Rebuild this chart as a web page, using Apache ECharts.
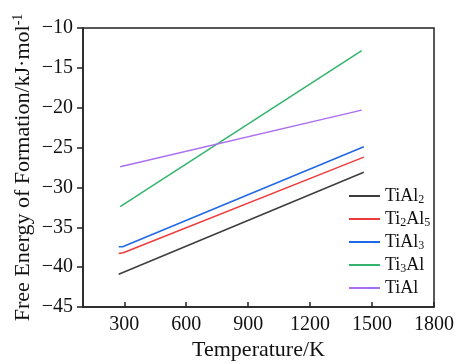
<!DOCTYPE html>
<html>
<head>
<meta charset="utf-8">
<script src="https://cdn.jsdelivr.net/npm/echarts@6/dist/echarts.min.js"></script>
<style>html,body{margin:0;padding:0;background:#fff;}#c{width:459px;height:364px;}</style>
</head>
<body>
<div id="c"></div>
<script>
// Data
const seriesNames = ['TiAl2', 'Ti2Al5', 'TiAl3', 'Ti3Al', 'TiAl'];
const tiAl2T = [273, 1460];
const tiAl2G = [-40.9, -28.1];
const ti2Al5T = [273, 295, 1460];
const ti2Al5G = [-38.3, -38.2, -26.2];
const tiAl3T = [273, 292, 1460];
const tiAl3G = [-37.45, -37.45, -24.9];
const ti3AlT = [280, 1450];
const ti3AlG = [-32.4, -12.85];
const tiAlT = [280, 1450];
const tiAlG = [-27.4, -20.3];
const xTicks = [300, 600, 900, 1200, 1500, 1800];
const yTicks = [-45, -40, -35, -30, -25, -20, -15, -10];

const colors = ['#3d3d3d', '#ef3b3b', '#2068e6', '#33b36b', '#ab6ef0'];
const FONT = 'Liberation Serif';

function pairs(t, g) { return t.map((v, i) => [v, g[i]]); }
const allData = [pairs(tiAl2T, tiAl2G), pairs(ti2Al5T, ti2Al5G), pairs(tiAl3T, tiAl3G), pairs(ti3AlT, ti3AlG), pairs(tiAlT, tiAlG)];

function subRich(name) {
  return name.replace(/([A-Za-z]+)|(\d+)/g, (m, a, d) => a ? '{n|' + a + '}' : '{s|' + d + '}');
}

const chart = echarts.init(document.getElementById('c'), null, {renderer: 'canvas'});
chart.setOption({
  animation: false,
  backgroundColor: '#fff',
  textStyle: {fontFamily: FONT},
  grid: {left: 83, right: 25, top: 28, bottom: 57, containLabel: false, outerBoundsMode: 'none',
         show: true, borderColor: '#222', borderWidth: 1.5, backgroundColor: 'transparent'},
  legend: {
    orient: 'vertical', left: 344, top: 182, itemWidth: 31, itemHeight: 2, itemGap: 4, icon: 'rect',
    data: seriesNames,
    formatter: subRich,
    textStyle: {
      fontFamily: FONT, fontSize: 18, color: '#111',
      rich: {
        n: {fontFamily: FONT, fontSize: 18, color: '#111', lineHeight: 20},
        s: {fontFamily: FONT, fontSize: 12, color: '#111', verticalAlign: 'bottom', padding: [8, 0, 0, 0]}
      }
    }
  },
  xAxis: {
    type: 'value', min: 100, max: 1800,
    name: 'Temperature/K', nameLocation: 'middle', nameGap: 32, nameMoveOverlap: false,
    nameTextStyle: {fontFamily: FONT, fontSize: 22, color: '#111'},
    axisLine: {show: true, lineStyle: {color: '#222', width: 1.5}},
    axisTick: {show: true, inside: true, length: 5, customValues: xTicks, lineStyle: {color: '#222', width: 1.5}},
    axisLabel: {customValues: xTicks, formatter: v => String(v), fontFamily: FONT, fontSize: 20, color: '#111', margin: 8},
    splitLine: {show: false}
  },
  yAxis: {
    type: 'value', min: -45, max: -10, interval: 5,
    name: '{n|Free Energy of Formation/kJ·mol}{s|-1}', nameLocation: 'middle', nameGap: 48, nameMoveOverlap: false,
    nameTextStyle: {
      fontFamily: FONT, fontSize: 22, color: '#111',
      rich: {
        n: {fontFamily: FONT, fontSize: 22, color: '#111', lineHeight: 24},
        s: {fontFamily: FONT, fontSize: 14, color: '#111', verticalAlign: 'top', padding: [0, 0, 8, 0]}
      }
    },
    axisLine: {show: true, lineStyle: {color: '#222', width: 1.5}},
    axisTick: {show: true, inside: false, length: 6, lineStyle: {color: '#222', width: 1.5}},
    axisLabel: {formatter: v => String(v).replace('-', '\u2212'), fontFamily: FONT, fontSize: 20, color: '#111', margin: 10},
    splitLine: {show: false}
  },
  series: seriesNames.map((n, i) => ({
    name: n, type: 'line', data: allData[i], showSymbol: false, symbol: 'none',
    lineStyle: {color: colors[i], width: 1.5}, itemStyle: {color: colors[i]}
  }))
});
</script>
</body>
</html>
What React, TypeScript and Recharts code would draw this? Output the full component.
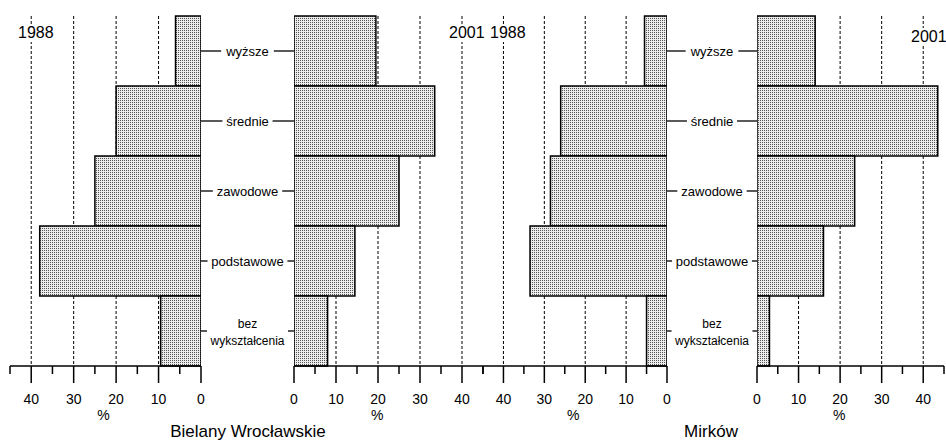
import React from 'react';
import { BarChart, Bar, XAxis, YAxis, CartesianGrid } from 'recharts';

// education level categories, top to bottom
const categories = ['wyższe', 'średnie', 'zawodowe', 'podstawowe', 'bez wykształcenia'];

// share of population, %
const bielany1988 = [6, 20, 25, 38, 9.5];
const bielany2001 = [19.5, 33.5, 25, 14.5, 8];
const mirkow1988 = [5.5, 26, 28.5, 33.5, 5];
const mirkow2001 = [14, 43.5, 23.5, 16, 3];

const xTicks = [0, 5, 10, 15, 20, 25, 30, 35, 40, 45];
const gridValues = [10, 20, 30, 40];

const FONT = '"Liberation Sans", Arial, sans-serif';

const toRows = (values: number[]) => categories.map((cat, i) => ({ cat, v: values[i] }));

const charW = (c: string) => ('iljłtfr'.includes(c) ? 0.27 : 'wm'.includes(c) ? 0.74 : 0.54);
const textWidth = (s: string, size: number) => s.split('').reduce((a, c) => a + charW(c), 0) * size;

const AxisTick = (props: any) => {
  const { x, y, payload } = props;
  const v = payload.value;
  const major = v % 10 === 0;
  return (
    <g>
      <line x1={x} x2={x} y1={y} y2={y + (major ? 17 : 8)} stroke="#000" strokeWidth={1.5} />
      {major && (
        <text x={x} y={y + 38} textAnchor="middle" fontSize={14} fontFamily={FONT} fill="#000">
          {v}
        </text>
      )}
    </g>
  );
};

const PctLabel = (props: any) => {
  const { viewBox, frac } = props;
  if (!viewBox) return null;
  return (
    <text x={viewBox.x + viewBox.width * frac} y={viewBox.y + 54} textAnchor="middle" fontSize={14} fontFamily={FONT} fill="#000">
      %
    </text>
  );
};

const CatTick = (props: any) => {
  const { x, y, payload, span } = props;
  const lines = String(payload.value).split(' ');
  const size = lines.length > 1 ? 12 : 13;
  const cx = x + span / 2;
  const w = Math.max(...lines.map((l) => textWidth(l, size)));
  const gap = lines.length > 1 ? 2 : 4;
  return (
    <g>
      <line x1={x} x2={cx - w / 2 - gap} y1={y} y2={y} stroke="#000" strokeWidth={1.3} />
      <line x1={cx + w / 2 + gap} x2={x + span} y1={y} y2={y} stroke="#000" strokeWidth={1.3} />
      <text x={cx} y={y} textAnchor="middle" fontSize={size} fontFamily={FONT} fill="#000">
        {lines.map((l, i) => (
          <tspan key={i} x={cx} dy={i === 0 ? (lines.length === 1 ? 4.5 : -3.5) : 17}>
            {l}
          </tspan>
        ))}
      </text>
    </g>
  );
};

type PanelProps = {
  values: number[];
  reversed?: boolean;
  left: number;
  width: number;
  margin: { top: number; right: number; bottom: number; left: number };
  labelSpan?: number;
  pctFrac: number;
};

const Panel = ({ values, reversed, left, width, margin, labelSpan, pctFrac }: PanelProps) => (
  <div style={{ position: 'absolute', left, top: 0 }}>
    <BarChart width={width} height={442} data={toRows(values)} layout="vertical" margin={margin} barCategoryGap={0}>
      <CartesianGrid horizontal={false} verticalValues={gridValues} stroke="#000" strokeDasharray="3 2" />
      <XAxis
        type="number"
        domain={[0, 45]}
        ticks={xTicks}
        interval={0}
        reversed={reversed}
        height={30}
        tickSize={0}
        tickMargin={0}
        tickLine={false}
        axisLine={{ stroke: '#000', strokeWidth: 1.5 }}
        tick={<AxisTick />}
        label={<PctLabel frac={pctFrac} />}
        allowDataOverflow
      />
      {labelSpan ? (
        <YAxis
          type="category"
          dataKey="cat"
          orientation="right"
          width={labelSpan}
          axisLine={false}
          tickLine={false}
          tickSize={0}
          tickMargin={0}
          interval={0}
          tick={<CatTick span={labelSpan} />}
        />
      ) : (
        <YAxis type="category" dataKey="cat" hide />
      )}
      <Bar dataKey="v" fill="url(#stipple)" stroke="#000" strokeWidth={1.5} isAnimationActive={false} />
    </BarChart>
  </div>
);

const yearStyle: React.CSSProperties = {
  position: 'absolute',
  fontFamily: FONT,
  fontSize: 16,
  lineHeight: '18px',
  background: '#fff',
  color: '#000',
  padding: '0 1px',
};

const titleStyle: React.CSSProperties = {
  position: 'absolute',
  fontFamily: FONT,
  fontSize: 17,
  lineHeight: '20px',
  width: 240,
  textAlign: 'center',
  color: '#000',
};

export default function App() {
  return (
    <div style={{ position: 'absolute', left: 0, top: 0, width: 946, height: 442, background: '#fff', overflow: 'hidden' }}>
      <svg width={0} height={0} style={{ position: 'absolute' }}>
        <defs>
          <pattern id="stipple" width={2} height={2} patternUnits="userSpaceOnUse">
            <rect width={2} height={2} fill="#ececec" />
            <rect x={0} y={0} width={1} height={1} fill="#555" />
          </pattern>
        </defs>
      </svg>

      <Panel values={bielany1988} reversed left={0} width={300} margin={{ top: 16, right: 6, bottom: 46, left: 10 }} labelSpan={93} pctFrac={0.49} />
      <Panel values={bielany2001} left={280} width={210} margin={{ top: 16, right: 7, bottom: 46, left: 14 }} pctFrac={0.44} />
      <Panel values={mirkow1988} reversed left={470} width={300} margin={{ top: 16, right: 13, bottom: 46, left: 13 }} labelSpan={90} pctFrac={0.49} />
      <Panel values={mirkow2001} left={740} width={206} margin={{ top: 16, right: 2, bottom: 46, left: 17 }} pctFrac={0.44} />

      <div style={{ ...yearStyle, left: 17, top: 24 }}>1988</div>
      <div style={{ ...yearStyle, left: 448, top: 24 }}>2001</div>
      <div style={{ ...yearStyle, left: 489, top: 24 }}>1988</div>
      <div style={{ ...yearStyle, left: 910, top: 28 }}>2001</div>

      <div style={{ ...titleStyle, left: 248 - 120, top: 422 }}>Bielany Wrocławskie</div>
      <div style={{ ...titleStyle, left: 711 - 120, top: 422 }}>Mirków</div>
    </div>
  );
}
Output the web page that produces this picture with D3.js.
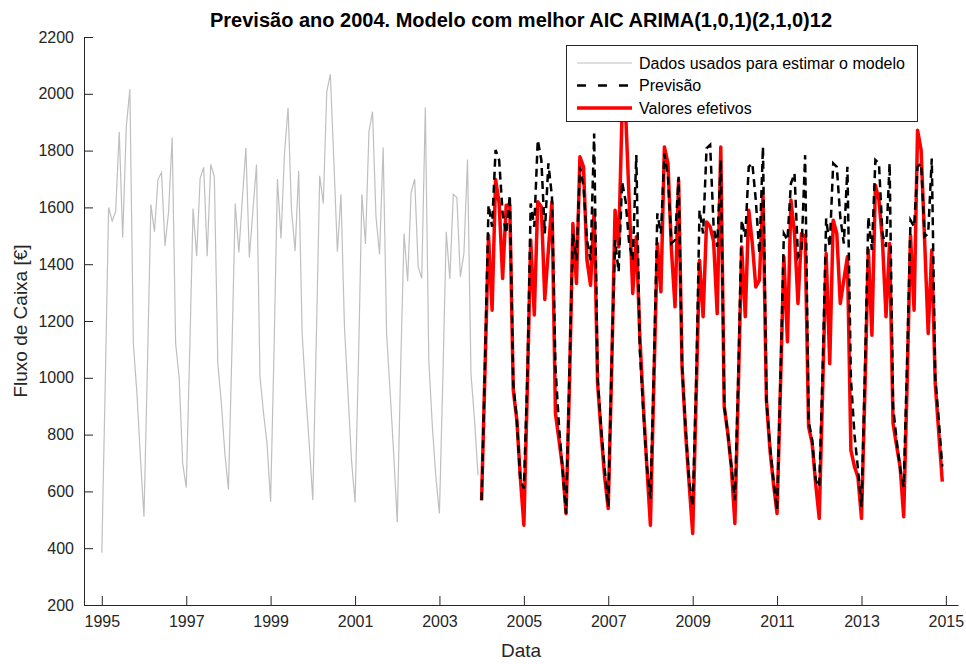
<!DOCTYPE html>
<html>
<head>
<meta charset="utf-8">
<script src="https://cdn.jsdelivr.net/npm/d3@7"></script>
<style>
    body { margin: 0; background: #fff; }
    svg { display: block; font-family: "Liberation Sans", Arial, sans-serif; }
    .axis path, .axis line { stroke: #262626; }
    .axis text { fill: #262626; font-size: 16px; }
</style>
</head>
<body>
<div class="chart"></div>
<script>
// monthly series, Jan 1995 .. Dec 2003 (data used to fit the model)
const anoInicio = 1995;
const dadosUsados = [
    384, 1000, 1600, 1552, 1585, 1866, 1493, 1884, 2017, 1121, 945, 720,
    511, 1060, 1610, 1514, 1698, 1723, 1464, 1585, 1846, 1121, 1000, 698,
    613, 1110, 1596, 1428, 1702, 1741, 1428, 1751, 1708, 1051, 910, 734,
    607, 1110, 1614, 1441, 1626, 1810, 1424, 1590, 1751, 1004, 875, 769,
    563, 1121, 1700, 1491, 1790, 1951, 1590, 1447, 1729, 1156, 945, 769,
    569, 1145, 1711, 1614, 2007, 2069, 1767, 1444, 1646, 1180, 945, 710,
    561, 1086, 1646, 1471, 1866, 1937, 1567, 1434, 1811, 1156, 945, 734,
    491, 1062, 1508, 1340, 1653, 1700, 1391, 1350, 1952, 1062, 828, 652,
    522, 1020, 1514, 1348, 1646, 1635, 1356, 1438, 1769, 1015, 851, 657
];

// Jan 2004 .. Dec 2014
const anoPrevisao = 2004;
const previsao = [
    569, 1080, 1608, 1532, 1802, 1766, 1579, 1508, 1643, 980, 851, 640,
    610, 1020, 1614, 1532, 1837, 1767, 1508, 1755, 1637, 1039, 830, 680,
    522, 1050, 1508, 1414, 1743, 1673, 1485, 1414, 1860, 1000, 820, 680,
    546, 1080, 1485, 1373, 1690, 1620, 1473, 1414, 1784, 1100, 880, 690,
    575, 1050, 1579, 1508, 1790, 1708, 1473, 1485, 1708, 1039, 820, 640,
    546, 1000, 1590, 1508, 1808, 1820, 1532, 1461, 1767, 900, 804, 690,
    569, 1030, 1555, 1497, 1743, 1755, 1626, 1438, 1813, 921, 760, 640,
    534, 1020, 1508, 1485, 1684, 1720, 1426, 1450, 1784, 850, 780, 640,
    616, 1050, 1561, 1461, 1755, 1743, 1567, 1473, 1743, 1000, 800, 680,
    546, 1050, 1567, 1450, 1767, 1755, 1508, 1461, 1755, 900, 780, 680,
    616, 1080, 1555, 1532, 1743, 1755, 1497, 1508, 1772, 1000, 850, 687
];
const valoresEfetivos = [
    569, 1050, 1502, 1238, 1698, 1614, 1350, 1608, 1608, 957, 851, 651,
    481, 980, 1485, 1221, 1620, 1602, 1276, 1450, 1620, 875, 781, 687,
    522, 1000, 1543, 1332, 1778, 1743, 1414, 1326, 1590, 980, 804, 651,
    540, 1050, 1590, 1461, 1940, 1930, 1626, 1297, 1497, 1150, 900, 690,
    481, 1000, 1473, 1303, 1813, 1755, 1450, 1250, 1696, 1039, 804, 628,
    452, 950, 1414, 1215, 1549, 1532, 1480, 1226, 1813, 898, 804, 687,
    487, 980, 1461, 1215, 1590, 1473, 1320, 1344, 1643, 921, 745, 628,
    522, 990, 1426, 1127, 1626, 1508, 1262, 1508, 1497, 828, 769, 628,
    505, 980, 1438, 1050, 1555, 1508, 1262, 1344, 1426, 745, 687, 651,
    505, 980, 1450, 1150, 1678, 1626, 1485, 1215, 1473, 839, 760, 687,
    511, 1000, 1502, 1238, 1872, 1802, 1485, 1156, 1450, 980, 804, 634
];

const xTickYears = [1995, 1997, 1999, 2001, 2003, 2005, 2007, 2009, 2011, 2013, 2015];
const yTicks = [200, 400, 600, 800, 1000, 1200, 1400, 1600, 1800, 2000, 2200];
const legenda = ["Dados usados para estimar o modelo", "Previsão", "Valores efetivos"];

const W = 966, H = 664;
const margin = { top: 37, right: 8, bottom: 59, left: 84 };

const svg = d3.select(".chart")
    .append("svg")
    .attr("width", W)
    .attr("height", H);

const xScale = d3.scaleTime()
    .domain([new Date(1994, 6, 31), new Date(2015, 3, 16)])
    .range([margin.left, W - margin.right]);

const yScale = d3.scaleLinear()
    .domain([200, 2200])
    .range([H - margin.bottom, margin.top]);

const toSeries = (values, ano) => values.map((v, i) => ({ date: new Date(ano, i, 1), value: v }));

const line = d3.line()
    .x(d => xScale(d.date))
    .y(d => yScale(d.value));

const plot = svg.append("g").attr("class", "series");

plot.append("path")
    .datum(toSeries(dadosUsados, anoInicio))
    .attr("d", line)
    .attr("fill", "none")
    .attr("stroke", "#bfbfbf")
    .attr("stroke-width", 1.2);

plot.append("path")
    .datum(toSeries(valoresEfetivos, anoPrevisao))
    .attr("d", line)
    .attr("fill", "none")
    .attr("stroke", "#ff0000")
    .attr("stroke-width", 3.5)
    .attr("stroke-linejoin", "round");

plot.append("path")
    .datum(toSeries(previsao, anoPrevisao))
    .attr("d", line)
    .attr("fill", "none")
    .attr("stroke", "#000")
    .attr("stroke-width", 2.5)
    .attr("stroke-dasharray", "8,5");

// axes (ticks pointing inwards, no box)
const xAxis = d3.axisBottom(xScale)
    .tickValues(xTickYears.map(y => new Date(y, 0, 1)))
    .tickFormat(d3.timeFormat("%Y"))
    .tickSizeInner(-9)
    .tickSizeOuter(0)
    .tickPadding(11);

svg.append("g")
    .attr("class", "x axis")
    .attr("transform", `translate(0, ${H - margin.bottom})`)
    .call(xAxis);

const yAxis = d3.axisLeft(yScale)
    .tickValues(yTicks)
    .tickFormat(d3.format("d"))
    .tickSizeInner(-9)
    .tickSizeOuter(0)
    .tickPadding(10);

svg.append("g")
    .attr("class", "y axis")
    .attr("transform", `translate(${margin.left}, 0)`)
    .call(yAxis);

// titles
svg.append("text")
    .attr("x", (margin.left + W - margin.right) / 2)
    .attr("y", 27)
    .attr("text-anchor", "middle")
    .style("font-size", "20px")
    .style("font-weight", "bold")
    .style("fill", "#000")
    .text("Previsão ano 2004. Modelo com melhor AIC ARIMA(1,0,1)(2,1,0)12");

svg.append("text")
    .attr("x", (margin.left + W - margin.right) / 2)
    .attr("y", 657)
    .attr("text-anchor", "middle")
    .style("font-size", "19px")
    .style("fill", "#262626")
    .text("Data");

svg.append("text")
    .attr("transform", `translate(27, ${(margin.top + H - margin.bottom) / 2}) rotate(-90)`)
    .attr("text-anchor", "middle")
    .style("font-size", "19px")
    .style("fill", "#262626")
    .text("Fluxo de Caixa [€]");

// legend
const leg = svg.append("g").attr("class", "legend");

leg.append("rect")
    .attr("x", 566.5)
    .attr("y", 45.5)
    .attr("width", 351)
    .attr("height", 76)
    .attr("fill", "#fff")
    .attr("stroke", "#262626")
    .attr("stroke-width", 1);

const legStyles = [
    { stroke: "#bfbfbf", width: 1.2, dash: null },
    { stroke: "#000", width: 2.5, dash: "9,12" },
    { stroke: "#ff0000", width: 3.5, dash: null }
];

legenda.forEach((label, i) => {
    const y = 63 + i * 22.5;
    leg.append("line")
        .attr("x1", 577)
        .attr("x2", 632)
        .attr("y1", y)
        .attr("y2", y)
        .attr("stroke", legStyles[i].stroke)
        .attr("stroke-width", legStyles[i].width)
        .attr("stroke-dasharray", legStyles[i].dash);
    leg.append("text")
        .attr("x", 639)
        .attr("y", y)
        .attr("dy", "0.35em")
        .style("font-size", "16px")
        .style("fill", "#000")
        .text(label);
});
</script>
</body>
</html>
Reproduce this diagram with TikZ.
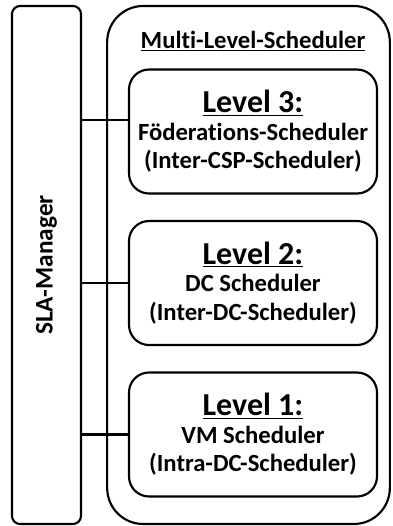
\documentclass[tikz,border=0pt]{standalone}
\usepackage{fontspec}
\setmainfont[Ligatures=NoCommon]{Carlito}
\usetikzlibrary{positioning}

\tikzset{
  box/.style={draw, line width=1.6pt, rounded corners=15pt, align=center, font=\bfseries\fontsize{18.5}{21.5}\selectfont},
  lvl/.style={box, minimum width=186pt, minimum height=93pt}
}
\newcommand{\lvlhead}[1]{{\fontsize{24}{26}\selectfont\underline{#1}}\\[-1pt]}

\begin{document}
\begin{tikzpicture}[x=0.75pt,y=0.75pt,yscale=-1,xscale=1]
\useasboundingbox (0,0) rectangle (393,526);

% SLA manager
\node [box, rounded corners=6pt, minimum width=51.75pt, minimum height=388.5pt] (sla) at (46.5,265) {};
\node [rotate=90, font=\bfseries\fontsize{19}{22}\selectfont] (slatext) at (sla.center) {SLA-Manager};

% outer scheduler frame
\node [box, rounded corners=27pt, minimum width=212pt, minimum height=388.5pt] (mls) at (248.5,265) {};
\node [font=\bfseries\fontsize{18.5}{22}\selectfont] (mlstitle) at (253,41) {\underline{Multi-Level-Scheduler}};

% levels
\node [lvl] (l3) at (253,131.5) {\lvlhead{Level 3:}Föderations-Scheduler\\(Inter-CSP-Scheduler)};
\node [lvl] (l2) at (253,283) {\lvlhead{Level 2:}DC Scheduler\\(Inter-DC-Scheduler)};
\node [lvl] (l1) at (253,434.5) {\lvlhead{Level 1:}VM Scheduler\\(Intra-DC-Scheduler)};

% connections
\draw [line width=1.6pt] (sla.east |- 0,120) -- (l3.west |- 0,120);
\draw [line width=1.6pt] (sla.east |- l2.west) -- (l2.west);
\draw [line width=1.6pt] (sla.east |- l1.west) -- (l1.west);

\end{tikzpicture}
\end{document}
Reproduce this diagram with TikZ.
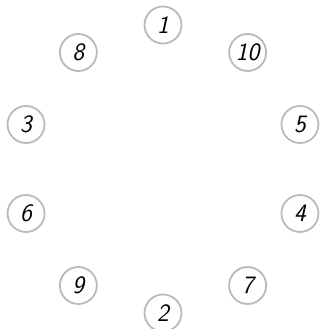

○ ○ ○ ○

[REQUIRED WORK]: Count how many lines hold the string "page" and give that number alone.

[OUTPUT BELOW]: 2